Nella mia ormai (
ahimè …) lunga frequentazione dei sinuosi meandri del
rock, c’è stato un tempo in cui sono stato assolutamente “rapito” dalla categoria discografica “
guitar heroes”.
Una passione alimentata anche da un periodo storico in cui tale tipologia musicale aveva raggiunto il suo apice di visibilità (grazie soprattutto all’encomiabile attività di
Mike Varney e della sua Shrapnel Records), ma che mi affascinava per la “sfida” stessa che rappresentava: escludere dalla proposta artistica il fondamentale ruolo “comunicativo” della voce umana e tentare di riuscire lo stesso a sollecitare il centro nevralgico dell’emozione, possibilmente anche quello dei non “addetti ai lavori”.
Sulla scia dei pionieri del genere (
Yngwie Malmsteen,
Tony MacAlpine,
Vinnie Moore,
Jason Becker,
Marty Friedman, …), tanta tecnica, spesso davvero invidiabile e tuttavia, complice anche l’inflazione fatalmente legata a ogni fenomeno di successo, pochissimi musicisti capaci di superare i confini di un’ammirazione di tipo “specialistico”, finendo per ingrossare le fila degli stucchevoli
onanisti dello strumento, francamente poco interessanti per tutti i
musicofili “generici”.
Ebbene,
Antonello Giliberto, chitarrista siracusano dal corposo e variegato
curriculum, con questo “
Journey through my memory” dimostra che si può ancora realizzare un prodotto essenzialmente votato al “
metal neoclassico”, senza per questo farlo diventare merce per iniziati o eccessivamente derivativa.
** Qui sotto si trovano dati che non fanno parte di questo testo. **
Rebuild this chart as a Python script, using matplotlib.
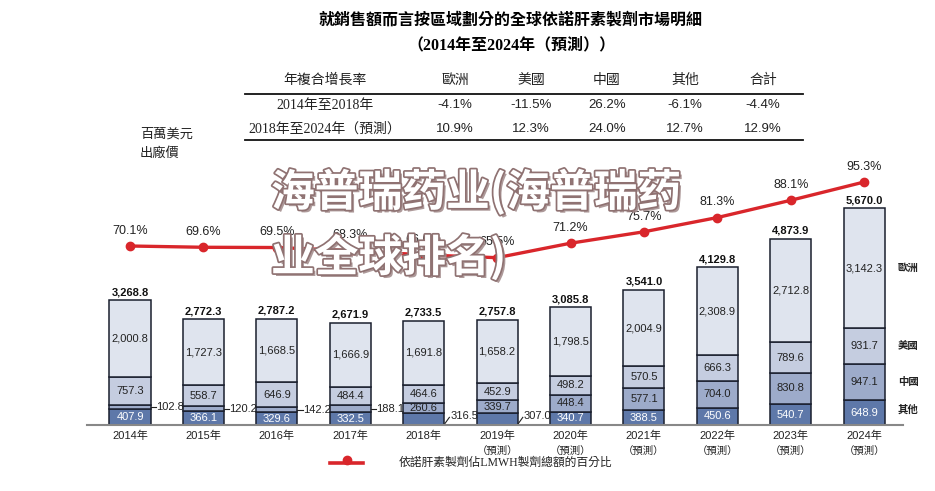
import matplotlib.pyplot as plt
import matplotlib.patheffects as pe
from matplotlib.lines import Line2D

years = ['2014年', '2015年', '2016年', '2017年', '2018年', '2019年', '2020年',
         '2021年', '2022年', '2023年', '2024年']
forecast = [False, False, False, False, False, True, True, True, True, True, True]
other = [407.9, 366.1, 329.6, 332.5, 316.5, 307.0, 340.7, 388.5, 450.6, 540.7, 648.9]
china = [102.8, 120.2, 142.2, 188.1, 260.6, 339.7, 448.4, 577.1, 704.0, 830.8, 947.1]
usa = [757.3, 558.7, 646.9, 484.4, 464.6, 452.9, 498.2, 570.5, 666.3, 789.6, 931.7]
europe = [2000.8, 1727.3, 1668.5, 1666.9, 1691.8, 1658.2, 1798.5, 2004.9, 2308.9, 2712.8, 3142.3]
totals = [3268.8, 2772.3, 2787.2, 2671.9, 2733.5, 2757.8, 3085.8, 3541.0, 4129.8, 4873.9, 5670.0]
share = [70.1, 69.6, 69.5, 68.3, 66.6, 65.5, 71.2, 75.7, 81.3, 88.1, 95.3]

cagr_cols = ['歐洲', '美國', '中國', '其他', '合計']
cagr_rows = ['2014年至2018年', '2018年至2024年（預測）']
cagr_1418 = ['-4.1%', '-11.5%', '26.2%', '-6.1%', '-4.4%']
cagr_1824 = ['10.9%', '12.3%', '24.0%', '12.7%', '12.9%']

colors = ['#5e78a9', '#9dabca', '#c5cde0', '#dfe4ee']

CJK = ['Noto Sans CJK TC', 'DejaVu Sans']
NUM = ['Liberation Sans', 'Noto Sans CJK TC']
SERIF = ['Liberation Serif', 'Noto Sans CJK TC']

fig = plt.figure(figsize=(9.35, 4.91), dpi=100)
ax = fig.add_axes([95 / 935, 66 / 491, 800 / 935, 265 / 491])
x = list(range(len(years)))

# stacked bars
bottoms = [0.0] * len(years)
for vals, c in zip([other, china, usa, europe], colors):
    ax.bar(x, vals, width=0.56, bottom=bottoms, color=c, edgecolor='#1a1f2e',
           linewidth=1.1, zorder=2)
    bottoms = [b + v for b, v in zip(bottoms, vals)]

fs = 8
for i in x:
    # other
    if i in (4, 5):
        ax.plot([i + 0.29, i + 0.35], [40, 200], color='#222', lw=0.8, clip_on=False)
        ax.text(i + 0.36, 240, f'{other[i]:,.1f}', fontsize=fs, family=NUM,
                ha='left', va='center', color='#222')
    else:
        ax.text(i, other[i] / 2, f'{other[i]:,.1f}', fontsize=fs, family=NUM,
                ha='center', va='center', color='white')
    # china
    yc = other[i] + china[i] / 2
    if i <= 3:
        ax.plot([i + 0.28, i + 0.35], [yc, yc], color='#222', lw=0.8, clip_on=False)
        ax.text(i + 0.355, yc, f'{china[i]:,.1f}', fontsize=fs, family=NUM,
                ha='left', va='center', color='#222')
    else:
        ax.text(i, yc, f'{china[i]:,.1f}', fontsize=fs, family=NUM,
                ha='center', va='center', color='#222')
    yu = other[i] + china[i] + usa[i] / 2
    ax.text(i, yu, f'{usa[i]:,.1f}', fontsize=fs, family=NUM,
            ha='center', va='center', color='#222')
    ye = other[i] + china[i] + usa[i] + europe[i] / 2
    ax.text(i, ye, f'{europe[i]:,.1f}', fontsize=fs, family=NUM,
            ha='center', va='center', color='#222')
    ax.text(i, totals[i] + 210, f'{totals[i]:,.1f}', fontsize=fs, family=NUM,
            ha='center', va='center', fontweight='bold', color='#111')
    ax.text(i, -290, years[i], fontsize=8, family=NUM, ha='center', va='center',
            color='#222')
    if forecast[i]:
        ax.text(i, -680, '（預測）', fontsize=7.5, family=CJK, ha='center',
                va='center', color='#222')

ax.set_xlim(-0.477, 10.42)
ax.set_ylim(0, 6937)
ax.axhline(0, xmin=-0.01, xmax=1.01, color='#888', lw=1.5, clip_on=False, zorder=3)
ax.axis('off')

# region labels at right
for name, y in zip(['歐洲', '美國', '中國', '其他'], [4110, 2068, 1126, 393]):
    ax.text(10.46, y, name, fontsize=7.5, family=CJK, fontweight='bold',
            ha='left', va='center', color='#222')

# share line
ax2 = ax.twinx()
ax2.set_ylim(-0.37, 103.96)
ax2.plot(x, share, color='#d9262b', lw=2.4, marker='o', markersize=6, zorder=5)
for i in x:
    ax2.text(i, share[i] + 6, f'{share[i]:.1f}%', fontsize=9, family=NUM,
             ha='center', va='center', color='#222')
ax2.axis('off')

# titles
fig.text(511 / 935, 1 - 20 / 491, '就銷售額而言按區域劃分的全球依諾肝素製劑市場明細',
         fontsize=11.5, family=CJK, fontweight='bold', ha='center', va='center')
fig.text(511 / 935, 1 - 45 / 491, '（2014年至2024年（預測））',
         fontsize=11.5, family=SERIF, fontweight='bold', ha='center', va='center')

# CAGR table
col_x = [455, 531, 607, 685, 763]
fig.text(325 / 935, 1 - 80 / 491, '年複合增長率', fontsize=10, family=CJK,
         ha='center', va='center', color='#222')
for cx, name in zip(col_x, cagr_cols):
    fig.text(cx / 935, 1 - 80 / 491, name, fontsize=10, family=CJK,
             ha='center', va='center', color='#222')
for ry, label, vals in zip([105, 129], cagr_rows, [cagr_1418, cagr_1824]):
    fig.text(325 / 935, 1 - ry / 491, label, fontsize=10, family=SERIF,
             ha='center', va='center', color='#222')
    for cx, v in zip(col_x, vals):
        fig.text(cx / 935, 1 - ry / 491, v, fontsize=9.5, family=NUM,
                 ha='center', va='center', color='#222')
for ly in [94, 140]:
    fig.add_artist(Line2D([245 / 935, 803 / 935], [1 - ly / 491, 1 - ly / 491],
                          color='#111', lw=1.3))

fig.text(140 / 935, 1 - 134 / 491, '百萬美元', fontsize=9.5, family=CJK,
         ha='left', va='center', color='#222')
fig.text(140 / 935, 1 - 153 / 491, '出廠價', fontsize=9.5, family=CJK,
         ha='left', va='center', color='#222')

# legend
fig.add_artist(Line2D([330 / 935, 363 / 935], [1 - 463 / 491, 1 - 463 / 491],
                      color='#d9262b', lw=2.6))
fig.add_artist(Line2D([347 / 935], [1 - 460 / 491], color='#d9262b',
                      marker='o', markersize=6))
fig.text(399 / 935, 1 - 463 / 491, '依諾肝素製劑佔LMWH製劑總額的百分比',
         fontsize=8.5, family=SERIF, ha='left', va='center', color='#222')

# watermark
wm_fx = [pe.SimplePatchShadow(offset=(2, -2), shadow_rgbFace='#a48e8e', alpha=0.9),
         pe.withStroke(linewidth=2.5, foreground='#8f7272')]
for txt, wy in [('海普瑞药业(海普瑞药', 192), ('业全球排名)', 257)]:
    fig.text(271 / 935, 1 - wy / 491, txt, fontsize=31.5,
             family=['Noto Sans CJK SC'], fontweight='heavy', color='white',
             ha='left', va='center', path_effects=wm_fx, zorder=10)

fig.savefig('out.png', dpi=100)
Supportato dal maestro dei tamburi
John Macaluso (Riot, TNT, Rising Force, Ark, …) e dal valoroso bassista
Dino Fiorenza (Maurizio Solieri, Nowhere, Mr. Pig, Lisa's Revenge, oltre a vantare collaborazioni con Steve Vai e Paul Gilbert …), il
musico siciliano coniuga notevole perizia e spiccato gusto compositivo, ostentando una musicalità e un’abilità nell’arrangiamento certamente ben sopra la media.
Attraverso un archetipo sonoro che privilegia atmosfere epiche ed evocative, il programma si snoda lungo dieci frammenti sufficientemente multiformi e costantemente equilibrati tra strutture portanti e
solos, sacrificando sul nobile altare della “forma canzone” le tentazioni virtuosistiche più plateali.
“
Demeter”, “
Endless labyrinth” (con un gran lavoro di
Fiorenza), "
First day lights at the monastery”, “
Flying with the dragon” e la celtica “
And won their freedom”, sono spaccati “gotici” pregni di
pathos, slancio e destrezza, mentre “
Enigma of eternal night” vola nel pensiero con la sua (vagamente
Blackmoriana) vaporosità acustica, regalando all’astante copiosi brividi di soddisfazione
cardio-uditiva.
Intrigante, infine, sebbene non perfettamente focalizzato, appare l’intermezzo medievaleggiante “
Avalon’s darkness”, il quale tra flauti, vocalizzi e sussurri, allestisce un tentativo solo parzialmente riuscito di sconfinare in territori d’estrazione
dark-ambient.
“
Journey through my memory” non è solo un “album di chitarre”, e dietro all'indubitabile
eroismo esecutivo del suo autore c’è tutta l’anima di un ispirato e sagace manipolatore delle sette note.